Kateb Yacine
Algeria (1929–89)
Writes in French, Algerian Arabic
Kateb Yacine is a central reference in Algerian and North African Literature, particularly famous for his avant-garde novel Nedjma (1956). Yacine was born in 1926 in Constantine, in Eastern Algeria, into a family of poets and lawyers. He went to the traditional koranic school for a short time then was educated in the French colonial school. 8 May 1945 was a turning point in his life. Because of his participation in anticolonial protests, he was jailed, and his mother was sent to a psychiatric hospital.

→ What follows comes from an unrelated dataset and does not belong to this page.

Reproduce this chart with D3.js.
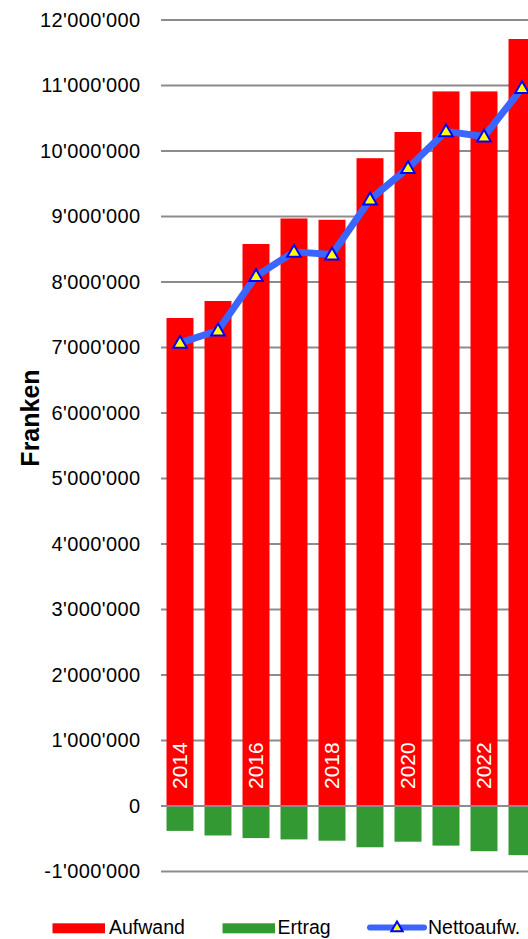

Expelled from high school, he bega nto publish poems, give talks, and work as a journalist for the newspaper Alger républicain. After the death of his father in 1950, Yacine fled to France for a long exile. Subsisting on odd jobs, and reading modern novelists such as Joyce and Faulkner, he wrote his first play Le Cadavre encerclé in 1953, then his most famous novel, Nedjma, in 1956. He traveled throughout Europe during the Algerian revolution (1954–1962), published a second novel, Le Polygone étoilé, then returned to independent Algeria in 1970, where he led a popular theater group in Algerian Arabic. After his death in 1989, Kateb Yacine’s name has above all become associated with his novel Nedjma, a text about love and revolt written in an innovative style and a complex structure.